С одним из таких аппаратов я познакомился, правда лишь со стороны, вприглядку, в первый же год после моего поступления в отдел лётных испытаний ЦАГИ.
Из ангара на лётное поле вытащили какое-то странное сооружение — выкрашенный в яркий красный цвет овальный или, точнее, похожий на грушу в разрезе диск, плашмя лежащий на трех довольно субтильных ножках шасси. Спереди диска был пристроен мотор (в сущности, только это и позволяло называть какую-то его часть «передом»). С противоположной стороны был налеплен небольшой гребешок вертикального оперения. А в середине имелось экранированное прозрачным козырьком углубление — кабина пилота.
Судя по всему, странное сооружение предназначалось для того, чтобы летать.
Каких только кличек не было ему дано: «блин», «клоп», «камбала», даже «тарелка» (таким образом, термин «летающие тарелки» не приходится считать послевоенным изобретением)! Впрочем, настоящее имя этого аппарата, данное ему конструктором, так скаэать, при рождении, было — «Стрела».
Мне приходилось и до этого видеть так называемые бесхвостые самолёты. Мой друг — авиационный инженер Игорь Константинович Костенко — с юности увлекался проектированием бесхвостых самолётов, планёров в летающих моделей. Много лет спустя, в суровый сорок второй год судьба забросила его на бывшую мебельную фабрику, которая была переведена на изготовление военной продукции — деревянных хвостов для штурмовиков Ил-2.

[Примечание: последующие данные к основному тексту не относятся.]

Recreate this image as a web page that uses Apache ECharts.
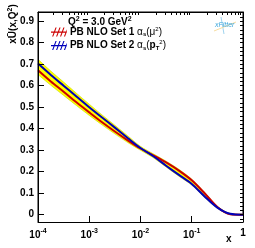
<!DOCTYPE html>
<html><head><meta charset="utf-8">
<script src="https://cdn.jsdelivr.net/npm/echarts@6/dist/echarts.min.js"></script>
<style>html,body{margin:0;padding:0;background:#fff}#c{width:255px;height:248px}</style>
</head><body><div id="c"></div>
<script>
// x values (quarter decades from 1e-4 to 1)
var xValues = [0.0001, 0.000178, 0.000316, 0.000562, 0.001, 0.00178, 0.00316, 0.00562, 0.01, 0.0178, 0.0316, 0.0562, 0.1, 0.178, 0.316, 0.562, 1];
// PB NLO Set 1 (alpha_s(mu^2)) central values
var set1Values = [0.672, 0.620, 0.572, 0.523, 0.476, 0.430, 0.387, 0.346, 0.308, 0.276, 0.243, 0.205, 0.160, 0.100, 0.036, 0.002, 0.000];
// PB NLO Set 2 (alpha_s(pT^2)) central values
var set2Values = [0.703, 0.650, 0.600, 0.550, 0.500, 0.452, 0.405, 0.357, 0.310, 0.272, 0.228, 0.185, 0.143, 0.085, 0.033, 0.004, 0.000];
// uncertainty half-widths
var set1Err = [0.020, 0.018, 0.017, 0.015, 0.014, 0.012, 0.011, 0.010, 0.008, 0.007, 0.006, 0.006, 0.005, 0.004, 0.003, 0.002, 0.002];
var set2Err = [0.020, 0.018, 0.017, 0.015, 0.014, 0.012, 0.011, 0.010, 0.008, 0.007, 0.006, 0.006, 0.005, 0.004, 0.003, 0.002, 0.002];
// tick values
var xMajorTicks = [0.0001, 0.001, 0.01, 0.1, 1];
var xMinorTicks = [];
[0.0001, 0.001, 0.01, 0.1].forEach(function (d) { for (var k = 2; k <= 9; k++) xMinorTicks.push(+(d * k).toPrecision(3)); });
var yMajorTicks = [0, 0.1, 0.2, 0.3, 0.4, 0.5, 0.6, 0.7, 0.8, 0.9];
var yMinorTicks = [];
for (var i = -1; i <= 47; i++) yMinorTicks.push(+(i * 0.02).toFixed(2));

var FONT = '"Liberation Sans", Arial, sans-serif';
var RED = '#cc0000', BLUE = '#0000bb', YELLOW = '#ffff00';

function pairs(xs, ys) { return xs.map(function (x, i) { return [x, ys[i]]; }); }
// union of the two uncertainty bands
var bandUpper = set1Values.map(function (v, i) { return +Math.max(v + set1Err[i], set2Values[i] + set2Err[i]).toFixed(4); });
var bandLower = set1Values.map(function (v, i) { return +Math.min(v - set1Err[i], set2Values[i] - set2Err[i]).toFixed(4); });

var SMOOTH = 0.3;
var hatch = 'path://M0,7L28,7L28,9.5L0,9.5Z M2,16L8,0L10,0L4,16Z M9,16L15,0L17,0L11,16Z M16,16L22,0L24,0L18,16Z M23,16L28,3L28,8L25,16Z';

var chart = echarts.init(document.getElementById('c'), null, { renderer: 'canvas' });
var xAxisBase = { type: 'log', logBase: 10, min: 0.0001, max: 1, gridIndex: 0, z: 10,
  axisLine: { show: true, onZero: false, lineStyle: { color: '#000', width: 1 } }, splitLine: { show: false } };
var yAxisBase = { type: 'value', min: -0.034, max: 0.943, gridIndex: 0, z: 10,
  axisLine: { show: true, onZero: false, lineStyle: { color: '#000', width: 1 } }, splitLine: { show: false } };

var option = {
  animation: false,
  textStyle: { fontFamily: FONT },
  grid: { left: 38, right: 12, top: 12, bottom: 26, show: true, borderColor: '#000', borderWidth: 1, backgroundColor: 'transparent' },
  xAxis: [
    Object.assign({}, xAxisBase, {
      axisTick: { show: true, inside: true, length: 6, customValues: xMajorTicks, lineStyle: { color: '#000' } },
      axisLabel: { show: true, customValues: xMajorTicks, margin: 6,
        formatter: function (v) { if (Math.abs(v - 1) < 1e-9) return '{b|1}'; return '{b|10}{sup|' + Math.round(Math.log10(v)) + '}'; },
        rich: { b: { fontFamily: FONT, fontWeight: 'bold', fontSize: 10, color: '#000' },
                sup: { fontFamily: FONT, fontWeight: 'bold', fontSize: 7, color: '#000', padding: [0, 0, 7, 0] } } }
    }),
    Object.assign({}, xAxisBase, {
      axisTick: { show: true, inside: true, length: 3, customValues: xMinorTicks, lineStyle: { color: '#000' } },
      axisLabel: { show: false }
    })
  ],
  yAxis: [
    Object.assign({}, yAxisBase, {
      axisTick: { show: true, inside: true, length: 6, customValues: yMajorTicks, lineStyle: { color: '#000' } },
      axisLabel: { show: true, customValues: yMajorTicks, margin: 4, fontFamily: FONT, fontWeight: 'bold', fontSize: 10, color: '#000',
        formatter: function (v) { return Math.abs(v) < 1e-9 ? '0' : v.toFixed(1); } }
    }),
    Object.assign({}, yAxisBase, {
      axisTick: { show: true, inside: true, length: 3, customValues: yMinorTicks, lineStyle: { color: '#000' } },
      axisLabel: { show: false }
    })
  ],
  legend: {
    data: ['PB NLO Set 1', 'PB NLO Set 2'], orient: 'vertical', left: 46, top: 21,
    itemWidth: 16, itemHeight: 9, itemGap: 2, icon: hatch,
    formatter: function (name) {
      if (name === 'PB NLO Set 1') return '{b|PB NLO Set 1 }{g|α}{sub|s}{g|(μ}{sup|2}{g|)}';
      return '{b|PB NLO Set 2 }{g|α}{sub|s}{g|(}{pb|p}{sub|T}{sup|2}{g|)}';
    },
    textStyle: { fontFamily: FONT, color: '#000', padding: [0, 0, 0, -2],
      rich: { b: { fontFamily: FONT, fontWeight: 'bold', fontSize: 10, color: '#000' },
              g: { fontFamily: FONT, fontSize: 10, color: '#000' },
              pb: { fontFamily: FONT, fontWeight: 'bold', fontSize: 10, color: '#000' },
              sub: { fontFamily: FONT, fontWeight: 'bold', fontSize: 6, color: '#000', padding: [5, 0, 0, 0] },
              sup: { fontFamily: FONT, fontSize: 6, color: '#000', padding: [0, 0, 6, 0] } } }
  },
  title: {
    text: '{b|Q}{sup|2}{b| = 3.0 GeV}{sup|2}', left: 63, top: 11,
    textStyle: { rich: { b: { fontFamily: FONT, fontWeight: 'bold', fontSize: 10, color: '#000' },
                         sup: { fontFamily: FONT, fontWeight: 'bold', fontSize: 7, color: '#000', padding: [0, 0, 6, 0] } } }
  },
  graphic: [
    { type: 'text', x: 13, y: 24, rotation: Math.PI / 2,
      style: { text: '{b|xŪ(x,Q}{sup|2}{b|)}', align: 'center', verticalAlign: 'middle',
        rich: { b: { fontFamily: FONT, fontWeight: 'bold', fontSize: 10, fill: '#000' },
                sup: { fontFamily: FONT, fontWeight: 'bold', fontSize: 7, fill: '#000', padding: [0, 0, 6, 0] } } } },
    { type: 'text', x: 226, y: 234, style: { text: 'x', font: 'bold 10px ' + FONT, fill: '#000' } },
    { type: 'line', shape: { x1: 221, y1: 17, x2: 224, y2: 34 }, style: { stroke: '#9fd3ee', lineWidth: 1 } },
    { type: 'line', shape: { x1: 214, y1: 31, x2: 236, y2: 22 }, style: { stroke: '#f6dca0', lineWidth: 1 } },
    { type: 'text', x: 215, y: 22, style: { text: 'xFitter', font: 'italic 7px ' + FONT, fill: '#3aa6dc' } }
  ],
  series: [
    { type: 'line', name: 'bandUpper', data: pairs(xValues, bandUpper), symbol: 'none', smooth: SMOOTH,
      lineStyle: { color: '#c8d800', width: 0.6 }, areaStyle: { color: YELLOW, opacity: 1, origin: 'start' }, silent: true, z: 1 },
    { type: 'line', name: 'bandLower', data: pairs(xValues, bandLower), symbol: 'none', smooth: SMOOTH,
      lineStyle: { color: '#c8d800', width: 0.6 }, areaStyle: { color: '#ffffff', opacity: 1, origin: 'start' }, silent: true, z: 1 },
    { type: 'line', name: 'PB NLO Set 1', data: pairs(xValues, set1Values), symbol: 'none', smooth: SMOOTH,
      itemStyle: { color: RED }, lineStyle: { color: RED, width: 2 }, z: 3 },
    { type: 'line', name: 'PB NLO Set 2', data: pairs(xValues, set2Values), symbol: 'none', smooth: SMOOTH,
      itemStyle: { color: BLUE }, lineStyle: { color: BLUE, width: 2 }, z: 4 }
  ]
};
chart.setOption(option);
</script></body></html>
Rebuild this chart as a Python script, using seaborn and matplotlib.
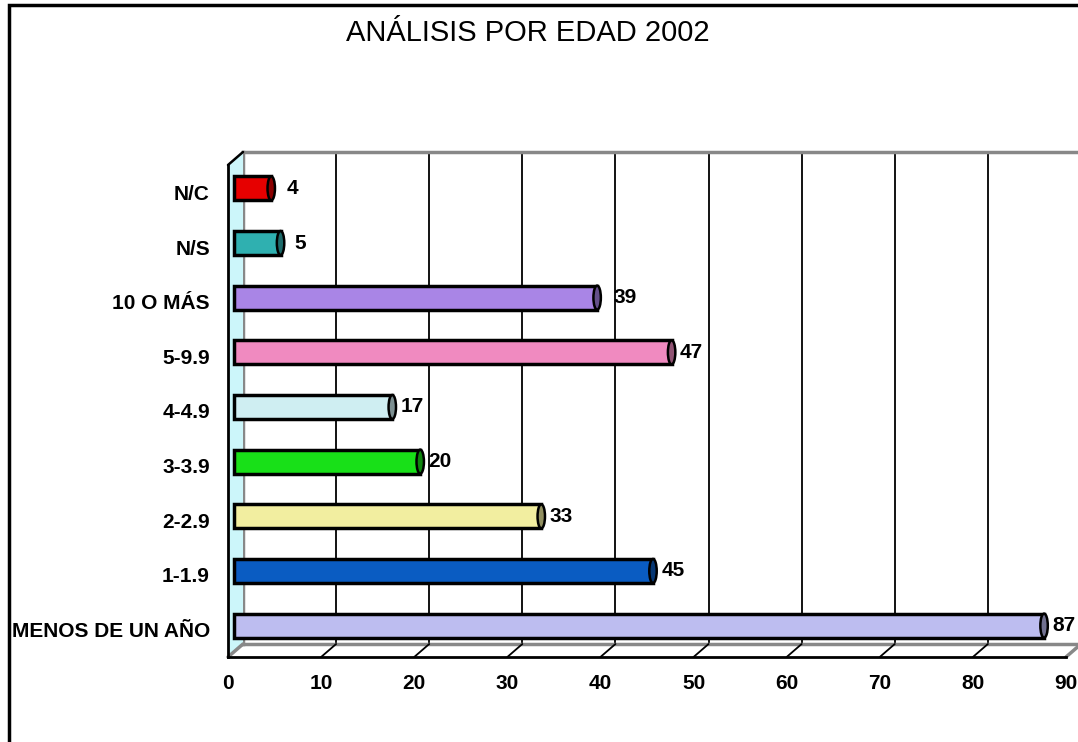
import numpy as np
import pandas as pd
import matplotlib
matplotlib.use("Agg")
import matplotlib.pyplot as plt
import seaborn as sns
from matplotlib.patches import Polygon, Rectangle, Ellipse
from matplotlib.transforms import ScaledTranslation, blended_transform_factory
import matplotlib.colors as mcolors

# ---- data (top to bottom as shown) ----
categories = ["N/C", "N/S", "10 O MÁS", "5-9.9", "4-4.9", "3-3.9", "2-2.9", "1-1.9", "MENOS DE UN AÑO"]
values = [4, 5, 39, 47, 17, 20, 33, 45, 87]
bar_colors = ["#e60000", "#2fb0b0", "#a985e6", "#f08ac0", "#cfeef2",
              "#18e018", "#f2eea0", "#0a5cc2", "#bdbdf0"]
x_ticks = [0, 10, 20, 30, 40, 50, 60, 70, 80, 90]
title = "ANÁLISIS POR EDAD 2002"

sns.set_style("white")
plt.rcParams["font.family"] = ["Liberation Sans", "DejaVu Sans"]
plt.rcParams["text.color"] = "black"
plt.rcParams["xtick.color"] = "black"
plt.rcParams["ytick.color"] = "black"
plt.rcParams["xtick.labelcolor"] = "black"
plt.rcParams["ytick.labelcolor"] = "black"

W, H = 1078, 742
fig = plt.figure(figsize=(W / 100, H / 100), dpi=100)

# depth offset of the pseudo-3D back plane (pixels)
DX, DY = 15, 13
ax_w, ax_h = 838, 492
front = [228 / W, 85 / H, ax_w / W, ax_h / H]
back = [(228 + DX) / W, (85 + DY) / H, ax_w / W, ax_h / H]

# figure border
fig.patches.append(Rectangle((9 / W, -0.05), 1.2, 1.05 - 5 / H, transform=fig.transFigure,
                             fill=False, edgecolor="black", linewidth=2.5))

# ---- back wall with gridlines ----
axb = fig.add_axes(back)
axb.set_xlim(0, 90)
axb.set_ylim(0, 1)
axb.set_xticks(x_ticks[1:])
axb.set_yticks([])
axb.tick_params(length=0, labelbottom=False)
axb.grid(axis="x", color="black", linewidth=1.3)
axb.set_facecolor("white")
for s in ["top", "left", "bottom"]:
    axb.spines[s].set_visible(True)
    axb.spines[s].set_color("#888888")
    axb.spines[s].set_linewidth(2.5)
axb.spines["right"].set_visible(False)

# ---- front axes with bars ----
ax = fig.add_axes(front)
ax.patch.set_alpha(0)
df = pd.DataFrame({"cat": categories, "val": values})
sns.barplot(data=df, x="val", y="cat", hue="cat", palette=bar_colors, orient="h",
            ax=ax, legend=False, edgecolor="black", linewidth=2.5, width=0.44,
            saturation=1, order=categories, hue_order=categories)
ax.set_xlim(0, 90)
ax.set_ylim(8.5, -0.5)
ax.set_xlabel("")
ax.set_ylabel("")

shift = ScaledTranslation(6 / 100, 4 / 100, fig.dpi_scale_trans)
for p in ax.patches:
    p.set_transform(ax.transData + shift)

# label gap after each bar end (data units)
label_gap = [1.6, 1.5, 1.8, 0.9, 0.9, 0.9, 0.9, 0.9, 0.9]

# bar end caps (cylinder look)
for i, (v, c) in enumerate(zip(values, bar_colors)):
    dark = tuple(np.array(mcolors.to_rgb(c)) * 0.6)
    e = Ellipse((v, i), width=0.8, height=0.44, facecolor=dark, edgecolor="black",
                linewidth=1.8, transform=ax.transData + shift, zorder=5)
    ax.add_patch(e)
    ax.text(v + label_gap[i], i, str(v), transform=ax.transData + shift, ha="left", va="center",
            fontsize=15, fontweight="bold", color="black", zorder=6)

# axes styling
ax.set_xticks(x_ticks)
ax.set_xticklabels([str(t) for t in x_ticks], fontsize=15, fontweight="bold")
ax.set_yticks(range(len(categories)))
ax.set_yticklabels(categories, fontsize=15, fontweight="bold")
ax.set_yticks(np.arange(-0.5, len(categories), 1), minor=True)
ax.tick_params(axis="y", which="major", length=0, pad=13, labelcolor="black")
ax.tick_params(axis="y", which="minor", length=10, width=1.5, color="black", direction="out")
ax.tick_params(axis="x", which="major", length=9, width=1.5, color="black", direction="out",
               pad=3, labelcolor="black")
for s in ["top", "right"]:
    ax.spines[s].set_visible(False)
for s in ["left", "bottom"]:
    ax.spines[s].set_visible(True)
    ax.spines[s].set_color("black")
    ax.spines[s].set_linewidth(2)

# pseudo-3D left wall, floor lines
fx = DX / ax_w
fy = DY / ax_h
wall = Polygon([(0, 0), (0, 1), (fx, 1 + fy), (fx, fy)], closed=True, transform=ax.transAxes,
               facecolor="#ccf6fa", edgecolor="none", clip_on=False, zorder=0.5)
ax.add_patch(wall)
ax.plot([0, fx], [1, 1 + fy], transform=ax.transAxes, color="black", lw=1.8, clip_on=False)
ax.plot([0, fx], [0, fy], transform=ax.transAxes, color="#888888", lw=2.5, clip_on=False)
ax.plot([1, 1 + fx], [0, fy], transform=ax.transAxes, color="#888888", lw=2.5, clip_on=False)
bt = blended_transform_factory(ax.transData, ax.transAxes)
dxd = DX / ax_w * 90
for t in x_ticks[1:-1]:
    ax.plot([t, t + dxd], [0, fy], transform=bt, color="black", lw=1.3, clip_on=False)

fig.text(528 / W, 1 - 33 / H, title, ha="center", va="center", fontsize=21, color="black")

fig.savefig("out.png", dpi=100)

— Подумай только, какое злое издевательство! — жаловался тогда Игорь. — Всю жизнь я тянулся к самолётам без хвостов, а вынужден делать… хвосты без самолётов!
Но «блин» — легкомоторный самолёт с круглым в плане крылом конструкции А.С. Москалева — был не только бесхвостым, а и, если можно так выразиться, бесфюзеляжным и даже почти что бескрылым — во всяком случае, крыльев подобной формы мне до этого видеть не приходилось.
Один за другим наши лётчики, начиная с корифеев и кончая доморощенной молодёжью, залезали в кабину этого интересного самолёта, запускали мотор и носились по аэродрому. Красный, блестящий на солнце диск скользил над белым, свежевыпавшим снегом. Это было очень красиво, но… безрезультатно.